Phase one is happening now, and that plot of land now has available gravesites and roads.

Phase two will likely take place in 3-5 years. The cemetery will have about 5800 new grave sites thanks to these first two phases.

Niklarz says as long as the state loses veterans at the same rate, those 5800 graves will keep them going for 10+ years.

The third phase will be the development of the 16-20 acres of the soon-to-be-purchased Glass Farm.

Niklarz said the cemetery needs to expand because it is in its mission to “make sure that we provide a final resting place with honor and dignity to our veterans. That’s the bottom line. This (expansion) is all for Kentucky veterans as long as they have an honorable discharge.”

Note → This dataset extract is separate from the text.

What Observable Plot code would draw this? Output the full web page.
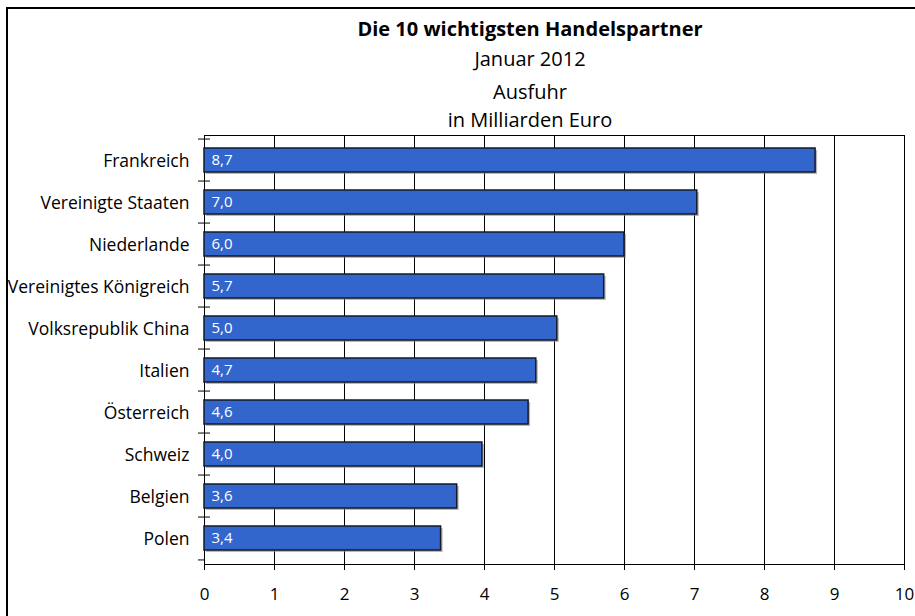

The expansion won’t just allow for more gravesites in the national cemetery, but the national monument will get a piece, too.

Price said the national monument will also gain something from this transaction between the county and the cemetery.

“We are involved because if this transaction happens, a tiny sliver of land is part of that purchase- about .7 acres- that the cemetery would transfer to the national monument,” he said.

However, this land transfer still must be approved federally.

Price said that Camp Nelson, or any national park, must do more than just go out and start claiming land to expand the park. Any land that comes into the national monument must be part of the approved boundary for that park, and the boundary must be considered historically relevant to the park’s theme and mission.

Price has drafted the request, redrawn the map, and is now waiting to send the request to the National Park Service’s regional office in Georgia. The regional office is the one that submits the request for congressional approval.

This expansion is something that Jessamine County Judge-Executive David West would like to celebrate with the cemetery and the park.

He said his father played a hand in an earlier expansion for the cemetery, so he’s proud to help facilitate this expansion today.

“It’s very significant for all of us,” West said.